> Supplied material:

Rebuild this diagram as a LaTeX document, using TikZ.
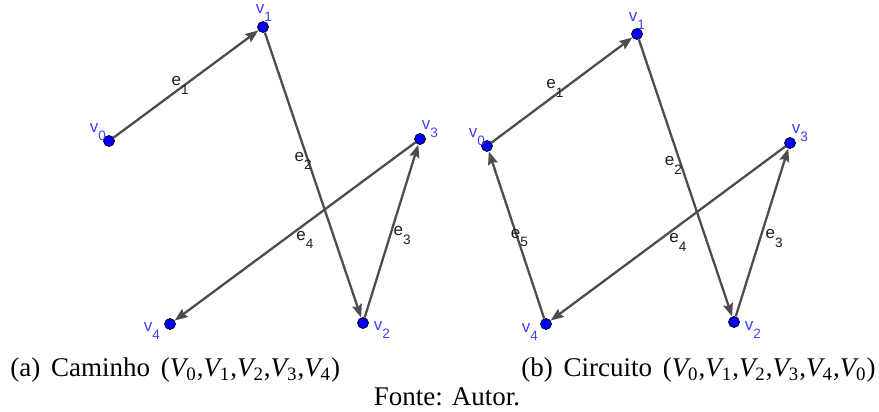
\documentclass[tikz,border=0pt]{standalone}
\usepackage{fontspec}
\setmainfont{Liberation Serif}
\newfontfamily\ggbfont{Liberation Sans}
\usetikzlibrary{positioning,arrows.meta,calc}
\definecolor{ggBlue}{RGB}{0,0,255}
\definecolor{ggLabel}{RGB}{64,64,255}
\definecolor{ggGray}{RGB}{77,77,77}
\definecolor{ggText}{RGB}{30,30,30}
\newcommand{\ggsub}[2]{#1\raisebox{-4.2pt}{\fontsize{6.8pt}{7pt}\selectfont #2}}
\newcommand{\Vsub}[1]{\textit{V}\kern-0.1em\textsubscript{#1}}
\tikzset{
    vert/.style={circle, fill=ggBlue, draw=black, line width=0.35pt,
                 inner sep=0pt, minimum size=5.5pt},
    vlabel/.style={font=\ggbfont\fontsize{8.5pt}{9pt}\selectfont, text=ggLabel, inner sep=0pt},
    elabel/.style={font=\ggbfont\fontsize{8.5pt}{9pt}\selectfont, text=ggText, inner sep=0pt},
    aresta/.style={-{Stealth[length=6.5pt, width=5pt, inset=1pt]}, line width=1.15pt, draw=ggGray},
    legenda/.style={font=\fontsize{13.5pt}{16pt}\selectfont, inner sep=0pt}
}

\begin{document}
\begin{tikzpicture}[x=0.5pt, y=-0.5pt]
  \useasboundingbox (0,0) rectangle (879,412);

  % (a) Caminho
  \node[vert] (a0) at (109,141) {};
  \node[vert] (a1) at (263,27) {};
  \node[vert] (a2) at (363,323) {};
  \node[vert] (a3) at (420,139) {};
  \node[vert] (a4) at (170,324) {};

  \node[vlabel] (la0) at ($(a0)+(-11,-9)$) {\ggsub{v}{0}};
  \node[vlabel] (la1) at ($(a1)+(1,-14)$) {\ggsub{v}{1}};
  \node[vlabel] (la2) at ($(a2)+(19,7)$) {\ggsub{v}{2}};
  \node[vlabel] (la3) at ($(a3)+(10,-10)$) {\ggsub{v}{3}};
  \node[vlabel] (la4) at ($(a4)+(-18,7)$) {\ggsub{v}{4}};

  \draw[aresta] (a0) -- node[elabel, pos=0.46, shift={(0,-3)}] (ea1) {\ggsub{e}{1}} (a1);
  \draw[aresta] (a1) -- node[elabel, pos=0.45, shift={(-5,0)}] (ea2) {\ggsub{e}{2}} (a2);
  \draw[aresta] (a2) -- node[elabel, pos=0.475, shift={(12,0)}] (ea3) {\ggsub{e}{3}} (a3);
  \draw[aresta] (a3) -- node[elabel, pos=0.546, shift={(21,0)}] (ea4) {\ggsub{e}{4}} (a4);

  % (b) Circuito
  \node[vert] (b0) at (487,146) {};
  \node[vert] (b1) at (637,34) {};
  \node[vert] (b2) at (734,322) {};
  \node[vert] (b3) at (790,143) {};
  \node[vert] (b4) at (546,324) {};

  \node[vlabel] (lb0) at ($(b0)+(-10,-9)$) {\ggsub{v}{0}};
  \node[vlabel] (lb1) at ($(b1)+(0,-13)$) {\ggsub{v}{1}};
  \node[vlabel] (lb2) at ($(b2)+(19,8)$) {\ggsub{v}{2}};
  \node[vlabel] (lb3) at ($(b3)+(10,-10)$) {\ggsub{v}{3}};
  \node[vlabel] (lb4) at ($(b4)+(-16,8)$) {\ggsub{v}{4}};

  \draw[aresta] (b0) -- node[elabel, pos=0.45, shift={(0,-7)}] (eb1) {\ggsub{e}{1}} (b1);
  \draw[aresta] (b1) -- node[elabel, pos=0.455, shift={(-8,0)}] (eb2) {\ggsub{e}{2}} (b2);
  \draw[aresta] (b2) -- node[elabel, pos=0.464, shift={(14,0)}] (eb3) {\ggsub{e}{3}} (b3);
  \draw[aresta] (b3) -- node[elabel, pos=0.552, shift={(22,0)}] (eb4) {\ggsub{e}{4}} (b4);
  \draw[aresta] (b4) -- node[elabel, pos=0.483, shift={(2,0)}] (eb5) {\ggsub{e}{5}} (b0);

  % Legendas
  \node[legenda, anchor=base west] (capa) at (10,376)
    {(a)\hspace{0.4em}Caminho\hspace{0.4em}(\Vsub{0},\Vsub{1},\Vsub{2},\Vsub{3},\Vsub{4})};
  \node[legenda, anchor=base east] (capb) at (876,376)
    {(b)\hspace{0.4em}Circuito\hspace{0.4em}(\Vsub{0},\Vsub{1},\Vsub{2},\Vsub{3},\Vsub{4},\Vsub{0})};
  \node[legenda, anchor=base] (fonte) at (447,405) {Fonte: Autor.};
\end{tikzpicture}
\end{document}
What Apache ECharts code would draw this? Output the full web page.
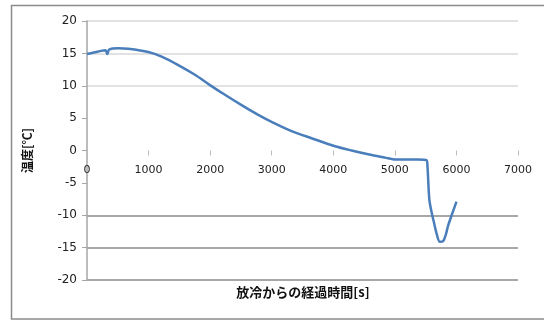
<!DOCTYPE html>
<html>
<head>
<meta charset="utf-8">
<script src="https://cdn.jsdelivr.net/npm/echarts@6/dist/echarts.min.js"></script>
<style>
  html, body { margin: 0; padding: 0; background: #fff; }
  #chart { width: 544px; height: 322px; }
</style>
</head>
<body>
<div id="chart"></div>
<script>
// Elapsed time since cooling started [s]
const timeSec = [0, 184, 300, 330, 360, 508, 670, 995, 1212, 1482, 1753, 1997, 2240, 2511, 2781, 3014, 3323, 3647, 4015, 4297, 4622, 4838, 5016, 5379, 5514, 5530, 5560, 5596, 5640, 5677, 5731, 5784, 5830, 5865, 5930, 6001];
// Temperature [°C]
const tempC = [14.9, 15.3, 15.5, 14.9, 15.6, 15.8, 15.7, 15.2, 14.5, 13.2, 11.7, 10.1, 8.6, 7.0, 5.5, 4.35, 3.0, 1.9, 0.7, 0.0, -0.7, -1.1, -1.4, -1.4, -1.5, -2.5, -7.6, -9.5, -11.3, -12.8, -14.1, -14.0, -12.9, -11.6, -9.8, -7.9];

const yTicks = [-20, -15, -10, -5, 0, 5, 10, 15, 20];
const xTicks = [0, 1000, 2000, 3000, 4000, 5000, 6000, 7000];
const yTitle = '温度[℃]';
const xTitle = '放冷からの経過時間[s]';

// one colour per horizontal grid line, from the lowest tick upward
const gridColors = yTicks.map(v => v <= -10 ? '#8a8a8a' : (v >= 10 ? '#d9d9d9' : 'rgba(0,0,0,0)'));

const gridTop = 21, gridBottom = 42, chartH = 322;
const plotH = chartH - gridTop - gridBottom;
// shift the horizontal axis up from the bottom edge to the 0 °C level
const zeroShift = -plotH * (0 - yTicks[0]) / (yTicks[yTicks.length - 1] - yTicks[0]);

const chart = echarts.init(document.getElementById('chart'), null, { renderer: 'canvas' });

chart.setOption({
  animation: false,
  backgroundColor: '#ffffff',
  grid: { left: 87, right: 26, top: gridTop, bottom: gridBottom },
  xAxis: {
    type: 'value',
    position: 'bottom',
    offset: zeroShift,
    min: xTicks[0],
    max: xTicks[xTicks.length - 1],
    interval: 1000,
    axisLine: { show: false, onZero: false },
    axisTick: { show: true, length: 5, lineStyle: { color: '#bdbdbd', width: 1 } },
    axisLabel: {
      margin: 14,
      fontFamily: 'DejaVu Sans',
      fontSize: 11,
      color: '#222',
      formatter: v => String(v)
    },
    splitLine: { show: false }
  },
  yAxis: {
    type: 'value',
    min: yTicks[0],
    max: yTicks[yTicks.length - 1],
    interval: 5,
    name: yTitle,
    nameLocation: 'middle',
    nameGap: 54,
    nameRotate: 90,
    nameTextStyle: {
      fontFamily: 'Noto Sans CJK JP',
      fontSize: 12,
      fontWeight: 'bold',
      color: '#111'
    },
    axisLine: { show: true, onZero: false, lineStyle: { color: '#a6a6a6', width: 1.5 } },
    axisTick: { show: true, length: 5, lineStyle: { color: '#a6a6a6' } },
    axisLabel: {
      margin: 10,
      fontFamily: 'DejaVu Sans',
      fontSize: 12,
      color: '#222'
    },
    splitLine: { show: true, lineStyle: { color: gridColors, width: 1.5 } }
  },
  series: [{
    type: 'line',
    data: timeSec.map((t, i) => [t, tempC[i]]),
    showSymbol: false,
    smooth: 0.3,
    lineStyle: { color: '#4a7ebb', width: 2.5 },
    itemStyle: { color: '#4a7ebb' }
  }],
  graphic: [
    {
      type: 'rect',
      shape: { x: 11.5, y: 5.5, width: 560, height: 313.5 },
      style: { fill: 'none', stroke: '#8c8c8c', lineWidth: 1.5 },
      silent: true
    },
    {
      type: 'text',
      x: 303,
      y: 292,
      style: {
        text: xTitle,
        align: 'center',
        verticalAlign: 'middle',
        fontFamily: 'Noto Sans CJK JP',
        fontSize: 13,
        fontWeight: 'bold',
        fill: '#111'
      }
    }
  ]
});
</script>
</body>
</html>
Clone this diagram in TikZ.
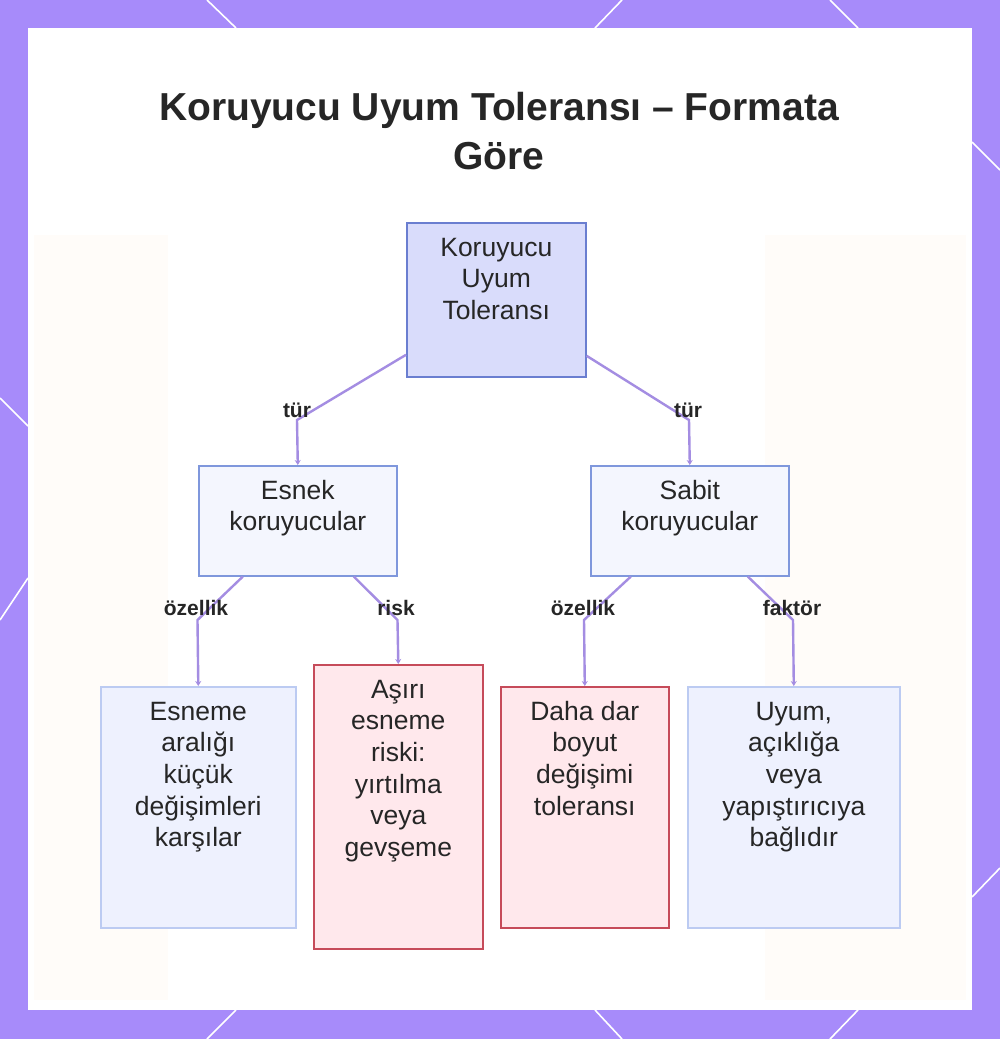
\documentclass[tikz,border=0pt]{standalone}
\usepackage{fontspec}
\setmainfont{Liberation Sans}
\usetikzlibrary{arrows.meta}
\definecolor{frame}{HTML}{A78BFA}
\definecolor{conn}{HTML}{A48DE2}
\definecolor{txt}{HTML}{262626}
\definecolor{rootfill}{HTML}{D9DCFB}
\definecolor{rootdraw}{HTML}{6A7ED0}
\definecolor{midfill}{HTML}{F4F6FE}
\definecolor{middraw}{HTML}{7F97DC}
\definecolor{bluefill}{HTML}{EEF1FE}
\definecolor{bluedraw}{HTML}{BCCBF2}
\definecolor{redfill}{HTML}{FFE8EC}
\definecolor{reddraw}{HTML}{C64B5A}
\newcommand\boxtxt[3]{\parbox[c][#1][t]{#2}{\centering\fontsize{26.5}{31.6}\selectfont\rule{0pt}{33.5pt}#3}}
\tikzset{
  nbox/.style={rectangle, inner sep=0pt, line width=1.6pt, text=txt},
  rootbox/.style={nbox, fill=rootfill, draw=rootdraw},
  midbox/.style={nbox, fill=midfill, draw=middraw},
  bluebox/.style={nbox, fill=bluefill, draw=bluedraw},
  redbox/.style={nbox, fill=redfill, draw=reddraw},
  connector/.style={draw=conn, line width=2.4pt, -{Stealth[length=5pt,width=6pt]}},
  lbl/.style={anchor=base, inner sep=0pt, text=txt, font=\fontsize{21}{24}\selectfont\bfseries},
  borderline/.style={draw=white, line width=1.6pt}
}
\begin{document}
\begin{tikzpicture}[x=1pt,y=-1pt]
\useasboundingbox (0,0) rectangle (1000,1039);
% frame
\fill[frame] (0,0) rectangle (1000,1039);
\draw[borderline] (207,0) -- (236,28);
\draw[borderline] (622,0) -- (595,28);
\draw[borderline] (830,0) -- (858,28);
\draw[borderline] (236,1010) -- (207,1039);
\draw[borderline] (595,1010) -- (622,1039);
\draw[borderline] (858,1010) -- (830,1039);
\draw[borderline] (0,398) -- (28,426);
\draw[borderline] (28,578) -- (0,620);
\draw[borderline] (972,142) -- (1000,170);
\draw[borderline] (972,897) -- (1000,868);
% panel
\fill[white] (28,28) rectangle (972,1010);
\fill[orange!40!white, opacity=0.06] (34,235) rectangle (168,1000);
\fill[orange!40!white, opacity=0.06] (765,235) rectangle (966,1000);
% title
\node[anchor=base, inner sep=0pt, text=txt, font=\fontsize{39}{49}\selectfont\bfseries] (title1) at (499,120) {Koruyucu Uyum Toleransı – Formata};
\node[anchor=base, inner sep=0pt, text=txt, font=\fontsize{39}{49}\selectfont\bfseries] (title2) at (499,169) {Göre};
% nodes
\node[rootbox, anchor=north west] (root) at (406,222) {\boxtxt{154pt}{179pt}{Koruyucu\\Uyum\\Toleransı}};
\node[midbox, anchor=north west] (esnek) at (198,465) {\boxtxt{110pt}{198pt}{Esnek\\koruyucular}};
\node[midbox, anchor=north west] (sabit) at (590,465) {\boxtxt{110pt}{198pt}{Sabit\\koruyucular}};
\node[bluebox, anchor=north west] (esneme) at (100,686) {\boxtxt{241pt}{195pt}{Esneme\\aralığı\\küçük\\değişimleri\\karşılar}};
\node[redbox, anchor=north west] (asiri) at (313,664) {\boxtxt{284pt}{169pt}{Aşırı\\esneme\\riski:\\yırtılma\\veya\\gevşeme}};
\node[redbox, anchor=north west] (daha) at (500,686) {\boxtxt{241pt}{168pt}{Daha dar\\boyut\\değişimi\\toleransı}};
\node[bluebox, anchor=north west] (uyum) at (687,686) {\boxtxt{241pt}{212pt}{Uyum,\\açıklığa\\veya\\yapıştırıcıya\\bağlıdır}};
% corner points
\coordinate (c1) at (297,420);
\coordinate (c2) at (689,420);
\coordinate (c3) at (197.5,620);
\coordinate (c4) at (397.5,620);
\coordinate (c5) at (584,620);
\coordinate (c6) at (793,620);
% connectors
\draw[connector] ([yshift=-55pt]root.west) -- (c1) -- (esnek.north);
\draw[connector] ([yshift=-56pt]root.east) -- (c2) -- (sabit.north);
\draw[connector] ([xshift=-55pt]esnek.south) -- (c3) -- (esneme.north);
\draw[connector] ([xshift=56pt]esnek.south) -- (c4) -- (asiri.north);
\draw[connector] ([xshift=-59pt]sabit.south) -- (c5) -- (daha.north);
\draw[connector] ([xshift=58pt]sabit.south) -- (c6) -- (uyum.north);
% labels
\node[lbl] (l1) at (297,417) {tür};
\node[lbl] (l2) at (688,417) {tür};
\node[lbl] (l3) at (196,615) {özellik};
\node[lbl] (l4) at (396,615) {risk};
\node[lbl] (l5) at (583,615) {özellik};
\node[lbl] (l6) at (792,615) {faktör};
\end{tikzpicture}
\end{document}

> Exercise brief: Restate the data word for word from its first line through the line with "(la4) at ($(a4)+(-18,7)$)", leaving out any picture along the way.

> Solution to the exercise:
Rebuild this diagram as a LaTeX document, using TikZ.
\documentclass[tikz,border=0pt]{standalone}
\usepackage{fontspec}
\setmainfont{Liberation Serif}
\newfontfamily\ggbfont{Liberation Sans}
\usetikzlibrary{positioning,arrows.meta,calc}
\definecolor{ggBlue}{RGB}{0,0,255}
\definecolor{ggLabel}{RGB}{64,64,255}
\definecolor{ggGray}{RGB}{77,77,77}
\definecolor{ggText}{RGB}{30,30,30}
\newcommand{\ggsub}[2]{#1\raisebox{-4.2pt}{\fontsize{6.8pt}{7pt}\selectfont #2}}
\newcommand{\Vsub}[1]{\textit{V}\kern-0.1em\textsubscript{#1}}
\tikzset{
    vert/.style={circle, fill=ggBlue, draw=black, line width=0.35pt,
                 inner sep=0pt, minimum size=5.5pt},
    vlabel/.style={font=\ggbfont\fontsize{8.5pt}{9pt}\selectfont, text=ggLabel, inner sep=0pt},
    elabel/.style={font=\ggbfont\fontsize{8.5pt}{9pt}\selectfont, text=ggText, inner sep=0pt},
    aresta/.style={-{Stealth[length=6.5pt, width=5pt, inset=1pt]}, line width=1.15pt, draw=ggGray},
    legenda/.style={font=\fontsize{13.5pt}{16pt}\selectfont, inner sep=0pt}
}

\begin{document}
\begin{tikzpicture}[x=0.5pt, y=-0.5pt]
  \useasboundingbox (0,0) rectangle (879,412);

  % (a) Caminho
  \node[vert] (a0) at (109,141) {};
  \node[vert] (a1) at (263,27) {};
  \node[vert] (a2) at (363,323) {};
  \node[vert] (a3) at (420,139) {};
  \node[vert] (a4) at (170,324) {};

  \node[vlabel] (la0) at ($(a0)+(-11,-9)$) {\ggsub{v}{0}};
  \node[vlabel] (la1) at ($(a1)+(1,-14)$) {\ggsub{v}{1}};
  \node[vlabel] (la2) at ($(a2)+(19,7)$) {\ggsub{v}{2}};
  \node[vlabel] (la3) at ($(a3)+(10,-10)$) {\ggsub{v}{3}};
  \node[vlabel] (la4) at ($(a4)+(-18,7)$) {\ggsub{v}{4}};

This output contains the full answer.